The game of Cutthroat Caverns didn't go nearly as smoothly as Hex-Hex. It ended up degenerating at some point into a pissing match between a few of the players. That seems to be a common phenomenon since so many of the cards end up being of the 'screw you' variety. Everyone starts politicin' trying to form cabals and convince people to hit others with the cards. If you let it go on, it usually degenerates into a mess. While I can usually sit in and play hex-hex while running it, I prefer to not play along with Cutthroat as long as I'm the one in charge. It makes it easier to push on with the game, establishing time limits and keeping the chaos at a minimum. In the end, the entire party perished by the time the last monster rolled around. I'm not sure they ever really got a handle on the whole teamwork aspect of the game, but they mastered backstabbing in spades.
By this point the con was winding down. There were only a couple games left on the schedule to be run and I decided to join in on a game of Pow Wow. This is one of the games I own whose box got crushed a couple of weeks ago.
I didn't end up winning, getting knocked out fairly early. I didn't have much to do after that so I wandered around twiddling my thumbs. As I was strolling past a table, someone offered me a white castle cheeseburger. Never one to turn free food, I of course accepted and in so doing picked up some unusual video.
And that was more or less it. Karen, Bernie, and I went to get something to eat at Harold's after that. I ordered a pastrami sandwich and an order of cheese fries, most of which I packed up and took home with me. Around halfway through the meal, I started to feel ill for some unknown reason. I broke out into a sweat and was having some stomach ache problems. I dunno what was causing it but I decided to cut the meal short and head out after that. Upon going to pick up my things, I found that some of my games had accidentally been packed up with the rest of the Ubercon stuff, though hopefully that'll be resolved at some point. At the time, I really couldn't spare the time to go into it.
And thus ends another Ubercon. It wasn't a total disaster, and in general went pretty well. I'll update at some point as to what I got for winning the Peggle championship and also if I ever get my games back from Ubercon.
As I recall, Lori had actually gotten the slot of first alternate for the competition but she hadn't been feeling well the day before and decided to skip Sunday altogether. Karen filled in for her and it was a Peggle duel to the death. I vanquished her in round 1 without too many problems but found myself behind early in the finals round. I managed to get lucky a few times and pulled it out. Here's a video of how Peggle works and a part of another game I played with last year's champion:
By coming out victorious, I won the grand prize.

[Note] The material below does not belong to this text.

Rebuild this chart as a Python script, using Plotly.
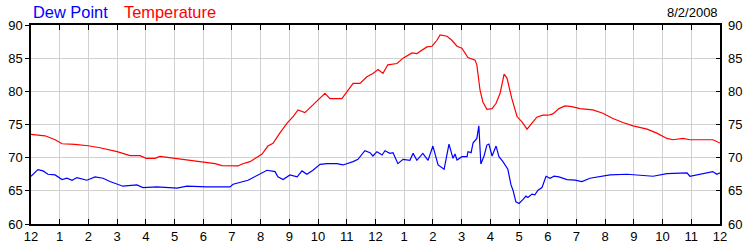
import plotly.graph_objects as go

# Hour of day (0 = midnight, 24 = next midnight) and readings (°F)
temp_hours = [0.00, 0.49, 0.84, 1.08, 1.53, 1.99, 2.40, 2.75, 3.00, 3.45, 3.80, 4.01, 4.32, 4.49,
              5.02, 5.54, 5.99, 6.41, 6.65, 7.21, 7.35, 7.63, 7.87, 8.05, 8.25, 8.43, 8.66, 8.92,
              9.13, 9.30, 9.54, 9.89, 10.24, 10.41, 10.83, 11.22, 11.46, 11.70, 11.91, 12.09,
              12.26, 12.43, 12.75, 12.96, 13.27, 13.44, 13.79, 13.97, 14.14, 14.25, 14.49, 14.66,
              14.84, 15.01, 15.22, 15.47, 15.53, 15.64, 15.74, 15.88, 16.06, 16.20, 16.34, 16.48,
              16.58, 16.75, 16.93, 17.10, 17.28, 17.45, 17.62, 17.83, 18.01, 18.18, 18.39, 18.60,
              18.84, 19.12, 19.57, 19.92, 20.27, 20.62, 20.97, 21.46, 21.80, 22.15, 22.36, 22.71,
              22.95, 23.75, 24.00]
temp_values = [73.5, 73.3, 72.7, 72.1, 72.0, 71.8, 71.5, 71.2, 70.9, 70.3, 70.3, 69.9, 69.9, 70.2,
               69.9, 69.6, 69.4, 69.1, 68.8, 68.75, 69.05, 69.4, 70.05, 70.55, 71.75, 72.15, 73.65, 75.2,
               76.2, 77.2, 76.8, 78.2, 79.7, 78.9, 78.9, 81.2, 81.2, 82.2, 82.7, 83.3,
               82.7, 84.0, 84.2, 85.0, 85.8, 85.7, 86.7, 86.8, 87.7, 88.5, 88.3, 87.7,
               86.8, 86.5, 85.1, 84.7, 84.0, 80.2, 78.4, 77.3, 77.4, 78.2, 79.7, 82.6,
               82.0, 78.9, 76.2, 75.4, 74.3, 75.2, 76.1, 76.4, 76.4, 76.6, 77.4, 77.8,
               77.7, 77.4, 77.2, 76.7, 75.9, 75.3, 74.8, 74.3, 73.7, 72.9, 72.7, 72.9,
               72.7, 72.7, 72.2]

dew_hours = [0.00, 0.24, 0.42, 0.59, 0.84, 1.08, 1.25, 1.43, 1.60, 1.95, 2.23, 2.51, 2.75, 3.20,
             3.69, 3.90, 4.39, 5.09, 5.43, 6.13, 6.93, 7.04, 7.56, 8.22, 8.50, 8.60, 8.78, 9.02,
             9.27, 9.44, 9.61, 9.82, 10.07, 10.31, 10.66, 10.87, 11.22, 11.39, 11.63, 11.81,
             11.91, 12.05, 12.23, 12.33, 12.50, 12.61, 12.78, 12.96, 13.20, 13.31, 13.44, 13.65,
             13.83, 14.00, 14.18, 14.39, 14.56, 14.70, 14.77, 14.84, 15.01, 15.19, 15.22, 15.33,
             15.40, 15.53, 15.60, 15.67, 15.78, 15.88, 15.95, 16.06, 16.20, 16.30, 16.44, 16.58,
             16.61, 16.72, 16.79, 16.89, 17.00, 17.14, 17.24, 17.31, 17.45, 17.55, 17.66, 17.80,
             17.94, 18.08, 18.22, 18.39, 18.67, 18.95, 19.19, 19.47, 19.82, 20.17, 20.76, 21.67,
             22.15, 22.85, 22.95, 23.30, 23.75, 23.89, 24.00]
dew_values = [67.2, 68.2, 68.0, 67.5, 67.4, 66.7, 66.9, 66.6, 67.0, 66.6, 67.1, 66.9, 66.4, 65.7,
              65.9, 65.5, 65.6, 65.4, 65.7, 65.6, 65.6, 66.0, 66.6, 68.1, 67.9, 67.1, 66.7, 67.4,
              67.1, 68.0, 67.5, 68.1, 69.0, 69.1, 69.1, 68.9, 69.4, 69.75, 71.05, 70.75,
              70.25, 70.9, 70.4, 71.05, 70.65, 70.75, 69.1, 69.75, 69.6, 70.65, 69.6, 70.65,
              69.6, 71.75, 68.9, 68.25, 72.05, 69.9, 70.55, 69.65, 70.15, 70.15, 70.9, 70.75,
              72.25, 72.9, 74.8, 69.05, 70.25, 71.9, 72.05, 70.25, 71.75, 70.15, 69.4, 68.4,
              68.25, 65.9, 65.1, 63.35, 63.1, 63.7, 64.2, 64.0, 64.5, 64.4, 65.1, 65.5,
              67.2, 66.9, 67.2, 67.1, 66.7, 66.6, 66.4, 66.9, 67.2, 67.4, 67.5, 67.2,
              67.6, 67.7, 67.2, 67.5, 67.9, 67.5, 67.7]

x_tick_values = list(range(0, 25))
x_tick_labels = ["12", "1", "2", "3", "4", "5", "6", "7", "8", "9", "10", "11",
                 "12", "1", "2", "3", "4", "5", "6", "7", "8", "9", "10", "11", "12"]
y_tick_values = [60, 65, 70, 75, 80, 85, 90]
series_names = ["Dew Point", "Temperature"]
date_label = "8/2/2008"

FONT = "Liberation Sans, Arial, sans-serif"
L, R, T, B = 31, 30, 25, 26
W, H = 750, 250
plot_w = W - L - R
plot_h = H - T - B


def px_x(px):
    return (px - L) / plot_w


def px_y(py):
    return (H - B - py) / plot_h


fig = go.Figure()
fig.add_trace(go.Scatter(x=dew_hours, y=dew_values, mode="lines", name=series_names[0],
                         line=dict(color="#0000ff", width=1.2)))
fig.add_trace(go.Scatter(x=temp_hours, y=temp_values, mode="lines", name=series_names[1],
                         line=dict(color="#ff0000", width=1.2)))
# invisible trace to carry the right-hand axis
fig.add_trace(go.Scatter(x=[0], y=[60], yaxis="y2", mode="markers",
                         marker=dict(opacity=0), showlegend=False, hoverinfo="skip"))

fig.update_layout(
    width=W, height=H,
    margin=dict(l=L, r=R, t=T, b=B, pad=0, autoexpand=False),
    paper_bgcolor="white", plot_bgcolor="white",
    showlegend=False,
    font=dict(family=FONT, size=13, color="#000000"),
    xaxis=dict(range=[0, 24], tickmode="array", tickvals=x_tick_values, ticktext=x_tick_labels,
               showgrid=True, gridcolor="#d0d0d0", gridwidth=1, zeroline=False,
               showline=True, linecolor="black", linewidth=1.5, mirror="ticks",
               ticks="inside", ticklen=5, tickcolor="black", automargin=False,
               tickfont=dict(family=FONT, size=13, color="#000000")),
    yaxis=dict(range=[60, 90], tickmode="array", tickvals=y_tick_values,
               showgrid=True, gridcolor="#d0d0d0", gridwidth=1, zeroline=False,
               showline=True, linecolor="black", linewidth=1.5, mirror=True,
               ticks="outside", ticklen=4, tickcolor="black", automargin=False,
               tickfont=dict(family=FONT, size=13, color="#000000")),
    yaxis2=dict(range=[60, 90], tickmode="array", tickvals=y_tick_values, overlaying="y",
                side="right", showgrid=False, zeroline=False, showline=False,
                ticks="inside", ticklen=4, tickcolor="black", ticklabelstandoff=7,
                automargin=False,
                tickfont=dict(family=FONT, size=13, color="#000000")),
    annotations=[
        dict(text=series_names[0], x=px_x(31), y=px_y(12), xref="paper", yref="paper",
             showarrow=False, xanchor="left", yanchor="middle",
             font=dict(family=FONT, size=16.4, color="#0000ff")),
        dict(text=series_names[1], x=px_x(122), y=px_y(12), xref="paper", yref="paper",
             showarrow=False, xanchor="left", yanchor="middle",
             font=dict(family=FONT, size=16.4, color="#ff0000")),
        dict(text=date_label, x=px_x(720), y=px_y(12), xref="paper", yref="paper",
             showarrow=False, xanchor="right", yanchor="middle",
             font=dict(family=FONT, size=13, color="#000000")),
    ],
)

fig.write_html("out.html")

I never really was clear what the grand prize was, but I think it included a bunch of their game software. I guess I'll find out one of these days whenever they get around to mailing it to me.
If you think you'd like to give Peggle a whirl, here's a free version of it at Pop Cap Games. After a quick google search it seems that Peggle is pretty damn popular. It's made a number of most addictive/best internet game lists and has been ported to quite a few consoles. There's even a DS version set to come out soon from what I'm reading. Anyway, give it a whirl and let me know what you think.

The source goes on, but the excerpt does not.